The New York Review of Books: Sphinx Without a Secret: The leading characters in Strauss's writing are "the gentlemen" and "the philosopher." "The gentlemen" come, preferably, from patrician urban backgrounds and have money without having to work too hard for it: they are not the wealthy as such, then, but those who have "had an opportunity to be brought up in the proper manner." Strauss is scornful of mass education. "Liberal education is the necessary endeavor to found an aristocracy within democratic mass society. Liberal education reminds those members of a mass democracy who have ears to hear, of human greatness." Such "gentlemen" are... ready to be taken in hand by "the philosopher," who will teach them the great lesson they need to learn before they join the governing elite. The name of this lesson is "the limits of politics." Its content is that a just society is so improbable that one can do nothing to bring it about.... [T]he moral is that "the gentlemen" should rule conservatively, knowing that "the apparently just alternative to aristocracy open or disguised will be permanent revolution, i.e., permanent chaos in which life will be not only poor and short but brutish as well"...

With footnote:

What is Political Philosophy? p. 113, where Strauss indicates that when this argument is applied to the present day, it yields his defense of liberal or constitutional democracy--i.e., modern democracy is justified, according to him, if and because it is aristocracy in disguise. Cf. Liberalism, p. 24.
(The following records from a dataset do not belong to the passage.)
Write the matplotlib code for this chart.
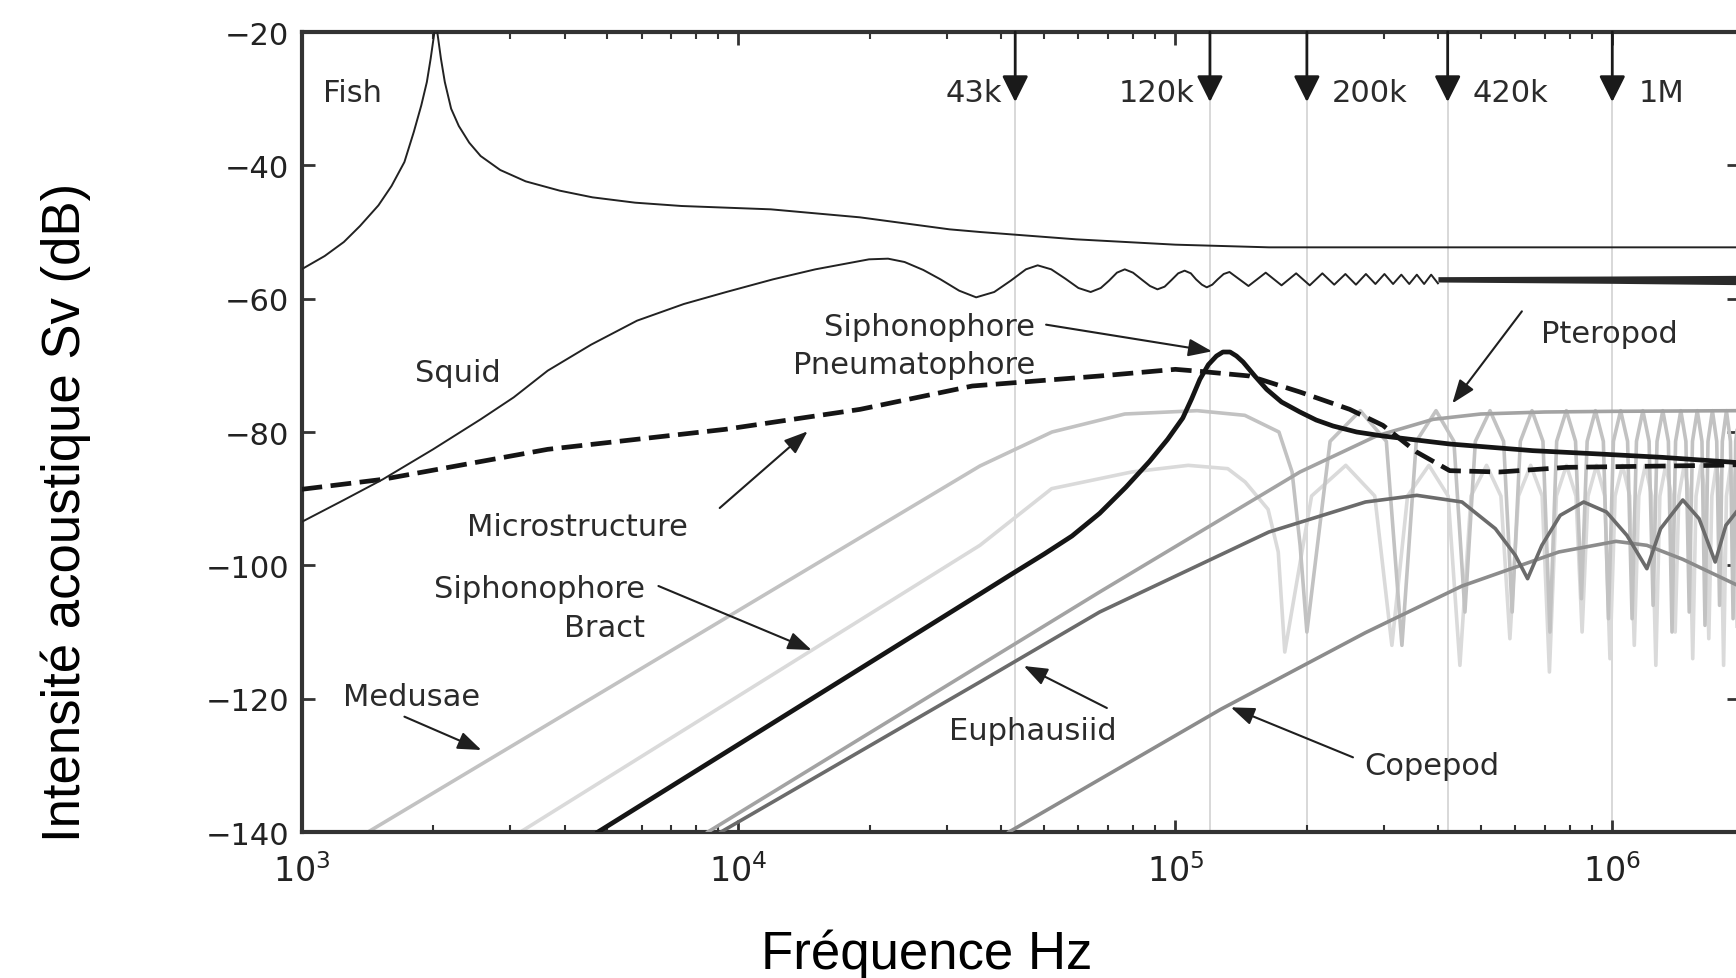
import matplotlib
matplotlib.use('Agg')
import matplotlib.pyplot as plt
from matplotlib.ticker import NullFormatter, LogLocator

# frequency (Hz) / volume backscattering (dB)
fish_f = [1000, 1130, 1250, 1361, 1500, 1607, 1720, 1807, 1880, 1936, 1975, 2005, 2030,
          2055, 2085, 2128, 2200, 2291, 2420, 2570, 2850, 3258, 3900, 4634, 5800, 7413,
          11860, 18970, 30410, 35730, 59290, 100000, 163700, 1950000]
fish_db = [-55.6, -53.6, -51.5, -49.1, -46.0, -43.1, -39.5, -35.0, -31.0, -27.5, -24.0, -21.0, -18.5,
           -21.0, -24.0, -27.5, -31.5, -34.1, -36.6, -38.6, -40.7, -42.4, -43.8, -44.8, -45.6, -46.1,
           -46.6, -47.8, -49.6, -50.0, -51.1, -51.9, -52.3, -52.3]

squid_f = [1000, 1250, 1535, 2000, 2570, 3060, 3660, 4600, 5860, 7500, 9380, 12000, 15000,
           19900, 22000, 24000, 26500, 29000, 32000, 35000, 38500, 42000, 45500, 48400, 52000,
           56000, 60000, 64000, 67500, 70500, 73500, 76600, 80000, 84000, 87500, 91000, 94500,
           98000, 101500, 105000, 108500, 111500, 115000, 118000, 121500, 125000, 129000, 133000,
           147000, 161000, 175000, 189000, 203000, 217000, 231000, 245000, 259000, 273000,
           287000, 301000, 315000, 329000, 343000, 357000, 371000, 385000, 399000]
squid_db = [-93.5, -90.2, -87.1, -82.6, -78.1, -74.8, -70.8, -66.9, -63.3, -60.8, -59.0, -57.1, -55.6,
            -54.1, -54.0, -54.5, -55.7, -57.1, -58.8, -59.8, -59.0, -57.3, -55.6, -55.0, -55.6,
            -57.0, -58.4, -59.0, -58.4, -57.3, -56.1, -55.6, -56.1, -57.2, -58.1, -58.6, -58.2,
            -57.2, -56.2, -55.8, -56.2, -57.1, -57.9, -58.3, -57.9, -57.1, -56.3, -56.0,
            -58.1, -56.1, -58.0, -56.2, -58.0, -56.2, -57.9, -56.3, -57.9, -56.3,
            -57.8, -56.3, -57.8, -56.4, -57.8, -56.4, -57.8, -56.4, -57.7]
# unresolved squid ripple above ~400 kHz
squid_band_f = [399000, 1000000, 1950000]
squid_band_lo = [-57.5, -57.7, -57.9]
squid_band_hi = [-56.7, -56.6, -56.5]

micro_f = [1000, 1535, 3660, 9330, 19000, 34300, 67100, 100000, 113800, 147900,
           192800, 250600, 298500, 356500, 424600, 552000, 785000, 1730000, 1950000]
micro_db = [-88.6, -87.1, -82.6, -79.6, -76.6, -73.1, -71.6, -70.6, -70.9, -71.6,
            -74.0, -76.6, -79.0, -83.0, -85.8, -86.0, -85.3, -85.0, -84.9]

pneu_f = [4770, 35700, 42000, 50100, 58000, 67100, 77000, 87300, 96000, 104000, 109000,
          113800, 119000, 124200, 128500, 133400, 138000, 142900, 152000, 161800, 175000,
          192800, 210000, 229600, 260000, 298500, 424600, 657700, 935000, 1300000, 1950000]
pneu_db = [-140.0, -104.3, -101.4, -98.3, -95.6, -92.2, -88.3, -84.4, -81.1, -77.9, -75.0,
           -72.1, -69.9, -68.6, -68.0, -68.0, -68.6, -69.5, -71.6, -73.6, -75.5,
           -77.0, -78.2, -79.1, -80.0, -80.6, -81.8, -82.8, -83.3, -83.8, -84.6]

med_f = [1420, 35700, 52200, 76600, 112200, 144200, 172600, 185000, 193000, 200000,
         226000, 265000, 304000, 330000, 356000, 395000, 434000, 460000,
         486000, 525000, 564000, 590000, 616000, 655000, 694000, 720000,
         746000, 785000, 824000, 850000, 876000, 915000, 954000, 980000,
         1006000, 1045000, 1084000, 1110000, 1136000, 1175000, 1214000, 1240000,
         1266000, 1305000, 1344000, 1370000, 1396000, 1435000, 1474000, 1500000,
         1526000, 1565000, 1604000, 1630000, 1656000, 1695000, 1734000, 1760000,
         1786000, 1825000, 1864000, 1890000, 1916000, 1955000]
med_db = [-140.0, -85.1, -80.0, -77.3, -76.8, -77.5, -80.0, -86.0, -97.0, -110.0,
          -81.4, -76.8, -81.4, -112.0, -81.4, -76.8, -81.4, -107.0,
          -81.4, -76.8, -81.4, -107.0, -81.4, -76.8, -81.4, -110.0,
          -81.4, -76.8, -81.4, -105.0, -81.4, -76.8, -81.4, -108.0,
          -81.4, -76.8, -81.4, -108.0, -81.4, -76.8, -81.4, -106.0,
          -81.4, -76.8, -81.4, -110.0, -81.4, -76.8, -81.4, -107.0,
          -81.4, -76.8, -81.4, -109.0, -81.4, -76.8, -81.4, -106.0,
          -81.4, -76.8, -81.4, -108.0, -81.4, -76.8]

bract_f = [3170, 35700, 52100, 79400, 107000, 131800, 144500, 163000, 172000, 178000,
           205000, 245500, 286000, 313000, 340000, 380500, 421000, 448000,
           475000, 515500, 556000, 583000, 610000, 650500, 691000, 718000,
           745000, 785500, 826000, 853000, 880000, 920500, 961000, 988000,
           1015000, 1055500, 1096000, 1123000, 1150000, 1190500, 1231000, 1258000,
           1285000, 1325500, 1366000, 1393000, 1420000, 1460500, 1501000, 1528000,
           1555000, 1595500, 1636000, 1663000, 1690000, 1730500, 1771000, 1798000,
           1825000, 1865500, 1906000, 1933000, 1960000]
bract_db = [-140.0, -97.0, -88.5, -86.0, -85.0, -85.5, -87.5, -91.6, -98.0, -113.0,
            -89.6, -85.0, -89.6, -112.0, -89.6, -85.0, -89.6, -115.0,
            -89.6, -85.0, -89.6, -111.0, -89.6, -85.0, -89.6, -116.0,
            -89.6, -85.0, -89.6, -110.0, -89.6, -85.0, -89.6, -114.0,
            -89.6, -85.0, -89.6, -112.0, -89.6, -85.0, -89.6, -115.0,
            -89.6, -85.0, -89.6, -110.0, -89.6, -85.0, -89.6, -114.0,
            -89.6, -85.0, -89.6, -111.0, -89.6, -85.0, -89.6, -115.0,
            -89.6, -85.0, -89.6, -112.0, -89.6]

pter_f = [8510, 67100, 192800, 288400, 389000, 500000, 700000, 1000000, 1950000]
pter_db = [-140.0, -104.0, -86.0, -80.6, -78.1, -77.3, -77.0, -76.9, -76.8]

euph_f = [9120, 35700, 67100, 163700, 272300, 357000, 453000, 540000, 600000, 640000,
          690000, 760000, 860000, 970000, 1080000, 1200000, 1290000, 1450000, 1580000,
          1720000, 1820000, 1950000]
euph_db = [-140.0, -117.5, -107.0, -95.0, -90.5, -89.5, -90.5, -94.5, -98.5, -102.0,
           -97.0, -92.5, -90.5, -92.0, -95.5, -100.5, -94.5, -90.2, -93.0,
           -99.5, -94.0, -91.5]

cope_f = [41600, 127000, 272300, 453000, 754000, 1020000, 1200000, 1450000, 1950000]
cope_db = [-140.0, -121.6, -110.1, -103.1, -98.0, -96.4, -97.0, -99.1, -103.1]

marker_f = [43e3, 120e3, 200e3, 420e3, 1e6]
marker_labels = ['43k', '120k', '200k', '420k', '1M']

yticks = [-140, -120, -100, -80, -60, -40, -20]

txt = '#2b2b2b'
fig = plt.figure(figsize=(17.36, 9.79), dpi=100)
ax = fig.add_axes([0.17368, 0.14913, 0.82805, 0.81716])
ax.set_xscale('log')
ax.set_xlim(1e3, 1.95e6)
ax.set_ylim(-140, -20)

# transducer frequencies
for f in marker_f:
    ax.axvline(f, color='#d2d2d2', lw=1.2, zorder=1)

ax.plot(bract_f, bract_db, color='#dadada', lw=2.6, zorder=2)
ax.plot(med_f, med_db, color='#c2c2c2', lw=2.6, zorder=2)
ax.plot(pter_f, pter_db, color='#a3a3a3', lw=2.6, zorder=3)
ax.plot(cope_f, cope_db, color='#8c8c8c', lw=2.6, zorder=3)
ax.plot(euph_f, euph_db, color='#6b6b6b', lw=2.6, zorder=3)
ax.plot(pneu_f, pneu_db, color='#151515', lw=3.4, zorder=4)
ax.plot(micro_f, micro_db, color='#151515', lw=3.4, dashes=(4.4, 1.8), zorder=4)
ax.plot(squid_f, squid_db, color='#222222', lw=1.4, zorder=4)
ax.fill_between(squid_band_f, squid_band_lo, squid_band_hi, color='#2a2a2a', lw=0, zorder=4)
ax.plot(fish_f, fish_db, color='#222222', lw=1.4, zorder=4)

# arrows at top for the echosounder frequencies
offs = [-13, -16, 25, 25, 26]
for f, lab, dx in zip(marker_f, marker_labels, offs):
    ax.annotate('', xy=(f, -30.5), xytext=(f, -20),
                arrowprops=dict(arrowstyle='-|>,head_length=0.8,head_width=0.4',
                                color='#1a1a1a', lw=2, mutation_scale=20,
                                shrinkA=0, shrinkB=0), zorder=5)
    ax.annotate(lab, xy=(f, -30.3), xytext=(dx, 0), textcoords='offset pixels',
                ha='right' if dx < 0 else 'left', va='baseline',
                fontsize=22, color=txt)

fs = 22
ax.text(1120, -30.3, 'Fish', fontsize=fs, color=txt, va='baseline')
ax.text(1820, -72.4, 'Squid', fontsize=fs, color=txt, va='baseline')
ax.text(47800, -65.5, 'Siphonophore', fontsize=fs, color=txt, va='baseline', ha='right')
ax.text(47800, -71.2, 'Pneumatophore', fontsize=fs, color=txt, va='baseline', ha='right')
ax.text(686000, -66.5, 'Pteropod', fontsize=fs, color=txt, va='baseline')
ax.text(4276, -95.4, 'Microstructure', fontsize=fs, color=txt, va='baseline', ha='center')
ax.text(6124, -104.7, 'Siphonophore', fontsize=fs, color=txt, va='baseline', ha='right')
ax.text(6124, -110.6, 'Bract', fontsize=fs, color=txt, va='baseline', ha='right')
ax.text(1245, -121.0, 'Medusae', fontsize=fs, color=txt, va='baseline')
ax.text(30300, -126.0, 'Euphausiid', fontsize=fs, color=txt, va='baseline')
ax.text(270000, -131.3, 'Copepod', fontsize=fs, color=txt, va='baseline')

arrows = [((50600, -63.9), (121300, -67.9)),
          ((621000, -61.9), (430500, -75.7)),
          ((9060, -91.4), (14400, -79.9)),
          ((6560, -103.1), (14700, -112.7)),
          ((1720, -122.7), (2580, -127.7)),
          ((69700, -121.4), (45000, -115.1)),
          ((255000, -128.8), (134000, -121.3))]
for tail, tip in arrows:
    ax.annotate('', xy=tip, xytext=tail,
                arrowprops=dict(arrowstyle='-|>,head_length=0.8,head_width=0.3',
                                color='#1f1f1f', lw=1.5, mutation_scale=18,
                                shrinkA=0, shrinkB=0), zorder=6)

ax.set_yticks(yticks)
ax.xaxis.set_major_locator(LogLocator(base=10, numticks=10))
ax.xaxis.set_minor_locator(LogLocator(base=10, subs=range(2, 10), numticks=20))
ax.xaxis.set_minor_formatter(NullFormatter())
ax.tick_params(which='major', direction='in', length=9, width=2, color='#333333',
               top=True, right=True, labelcolor='#222222', pad=9)
ax.tick_params(which='minor', direction='in', length=5, width=1.5, color='#333333',
               top=True, right=True)
ax.tick_params(axis='y', labelsize=22)
ax.tick_params(axis='x', labelsize=24, pad=15)
for s in ax.spines.values():
    s.set_linewidth(3)
    s.set_color('#333333')

fig.text(0.038, 0.477, 'Intensité acoustique Sv (dB)', rotation=90, ha='center',
         va='center', fontsize=38, family='Liberation Sans', color='black')
fig.text(0.5338, 0.0102, 'Fréquence Hz', ha='center', va='baseline',
         fontsize=38, family='Liberation Sans', color='black')

fig.savefig('out.png', dpi=100)
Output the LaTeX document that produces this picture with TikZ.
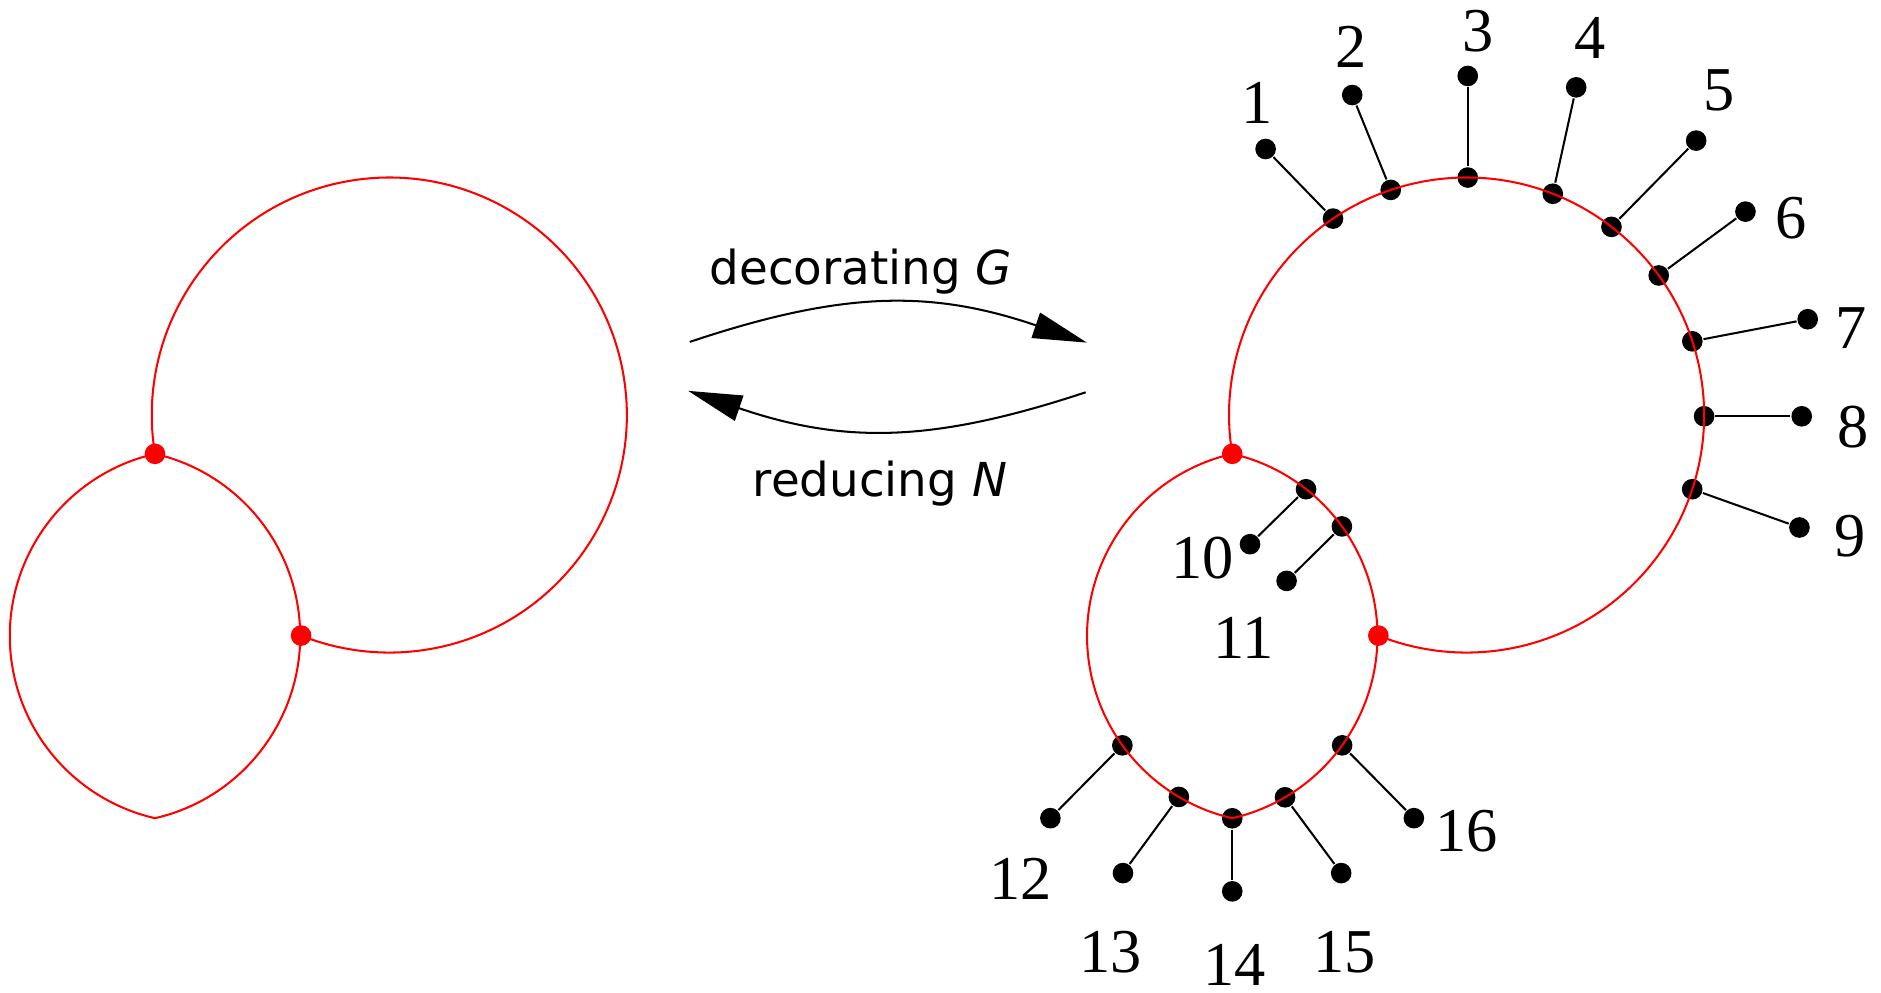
\documentclass[tikz,border=0pt]{standalone}
\usepackage{fontspec}
\usepackage{tikz}
\usetikzlibrary{arrows.meta}
\newfontfamily\numfont{Liberation Serif}
\newfontfamily\tagfont{DejaVu Sans}[ItalicFont={DejaVu Sans Oblique}]

\tikzset{
  loopline/.style={red, line width=0.85pt},
  leg/.style={black, line width=0.85pt},
  bdot/.style={circle, fill=black, inner sep=0pt, minimum size=8.6pt},
  rdot/.style={circle, fill=red, inner sep=0pt, minimum size=8.6pt},
  num/.style={font=\numfont\fontsize{26}{30}\selectfont, inner sep=0pt},
  tag/.style={font=\tagfont\fontsize{19.5}{23}\selectfont, inner sep=0pt, anchor=base},
}

\begin{document}
\begin{tikzpicture}[x=0.5pt, y=-0.5pt, line width=0.85pt, >={Triangle[length=22.5pt, width=11pt]}]
  \useasboundingbox (0,0) rectangle (1568,827);

  % the graph G
  \coordinate (gA) at (129.2,378.3);
  \coordinate (gB) at (251.0,529.8);
  \draw [loopline] (gA) arc [start angle=170.6, end angle=471.8, radius=198];
  \draw [loopline] (gA) arc [start angle=257.1, end angle=102.9, radius=155.8]
                        arc [start angle=77.1, end angle=-77.1, radius=155.8];
  \node [rdot] (gAv) at (gA) {};
  \node [rdot] (gBv) at (gB) {};

  % the two maps between G and N
  \coordinate (decS) at (575,285);
  \coordinate (decE) at (906,285.6);
  \coordinate (redS) at (905,327);
  \coordinate (redE) at (573.6,325.8);
  \draw [->] (decS) .. controls (704,241.8) and (777,241.8) .. (decE);
  \draw [->] (redS) .. controls (776,369.7) and (702.6,369.7) .. (redE);
  \node [tag] (decT) at (717.6,237) {decorating \textit{G}};
  \node [tag] (redT) at (733.5,414) {reducing \textit{N}};

  % the decorated graph N: legs on the big loop
  \node [bdot] (v1) at (1111.2,182.2) {};
  \node [bdot] (v2) at (1159.3,158.3) {};
  \node [bdot] (v3) at (1223.5,148.0) {};
  \node [bdot] (v4) at (1294.4,161.5) {};
  \node [bdot] (v5) at (1343.3,189.1) {};
  \node [bdot] (v6) at (1382.7,229.6) {};
  \node [bdot] (v7) at (1410.7,284.5) {};
  \node [bdot] (v8) at (1420.5,347.0) {};
  \node [bdot] (v9) at (1410.6,407.8) {};
  % legs on the lens
  \node [bdot] (v10) at (1088.7,407.8) {};
  \node [bdot] (v11) at (1118.6,438.8) {};
  \node [bdot] (v12) at (935.6,621.3) {};
  \node [bdot] (v13) at (982.7,664.3) {};
  \node [bdot] (v14) at (1027.2,682.1) {};
  \node [bdot] (v15) at (1071.2,664.6) {};
  \node [bdot] (v16) at (1118.8,621.3) {};

  % leaves
  \node [bdot] (l1) at (1055,124.2) {};
  \node [bdot] (l2) at (1127.2,79.2) {};
  \node [bdot] (l3) at (1223.5,63.3) {};
  \node [bdot] (l4) at (1313.9,72.8) {};
  \node [bdot] (l5) at (1413.9,117.2) {};
  \node [bdot] (l6) at (1455,176.4) {};
  \node [bdot] (l7) at (1506.9,266.1) {};
  \node [bdot] (l8) at (1501.9,347.0) {};
  \node [bdot] (l9) at (1500,439.7) {};
  \node [bdot] (l10) at (1042,453.6) {};
  \node [bdot] (l11) at (1072.5,484.2) {};
  \node [bdot] (l12) at (875.6,682) {};
  \node [bdot] (l13) at (936.1,727.8) {};
  \node [bdot] (l14) at (1027.2,743) {};
  \node [bdot] (l15) at (1118,727.8) {};
  \node [bdot] (l16) at (1178.6,682) {};

  \draw [leg] (v1) -- (l1);
  \draw [leg] (v2) -- (l2);
  \draw [leg] (v3) -- (l3);
  \draw [leg] (v4) -- (l4);
  \draw [leg] (v5) -- (l5);
  \draw [leg] (v6) -- (l6);
  \draw [leg] (v7) -- (l7);
  \draw [leg] (v8) -- (l8);
  \draw [leg] (v9) -- (l9);
  \draw [leg] (v10) -- (l10);
  \draw [leg] (v11) -- (l11);
  \draw [leg] (v12) -- (l12);
  \draw [leg] (v13) -- (l13);
  \draw [leg] (v14) -- (l14);
  \draw [leg] (v15) -- (l15);
  \draw [leg] (v16) -- (l16);

  % loops of N over the leg ends
  \coordinate (nA) at (1027.2,378.3);
  \coordinate (nB) at (1149.0,529.8);
  \draw [loopline] (nA) arc [start angle=170.6, end angle=471.8, radius=198];
  \draw [loopline] (nA) arc [start angle=257.1, end angle=102.9, radius=155.8]
                        arc [start angle=77.1, end angle=-77.1, radius=155.8];
  \node [rdot] (nAv) at (nA) {};
  \node [rdot] (nBv) at (nB) {};

  % leaf numbers
  \node [num] (t1) at (1048,86.1) {1};
  \node [num] (t2) at (1126.4,38.9) {2};
  \node [num] (t3) at (1232,25.6) {3};
  \node [num] (t4) at (1325.8,31.9) {4};
  \node [num] (t5) at (1433,75) {5};
  \node [num] (t6) at (1493,182) {6};
  \node [num] (t7) at (1543,273.6) {7};
  \node [num] (t8) at (1544.4,356.1) {8};
  \node [num] (t9) at (1542.2,447.2) {9};
  \node [num] (t10) at (1002.8,465.3) {10};
  \node [num] (t11) at (1036.7,532) {11};
  \node [num] (t12) at (851,733) {12};
  \node [num] (t13) at (925.8,793.6) {13};
  \node [num] (t14) at (1029.2,804.5) {14};
  \node [num] (t15) at (1120.8,793.6) {15};
  \node [num] (t16) at (1222.2,692.5) {16};
\end{tikzpicture}
\end{document}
To say that "liberal democracy is at the core of Strauss's political view" is simply not true. However, Strauss would probably have approved of Robert Alter's saying that "liberal democracy is at the core of Strauss's political view": "philosophers" will know that Alter's sentence is false, and it would be good for "the gentlemen" to believe that Alter's sentence is true.

Strauss's position is, needless to say, not the position of Raymond Aron, Lionel Trilling, or Walter Lippman, none of whom believed that modern democracy was justified because it was enlightened aristocracy in disguise.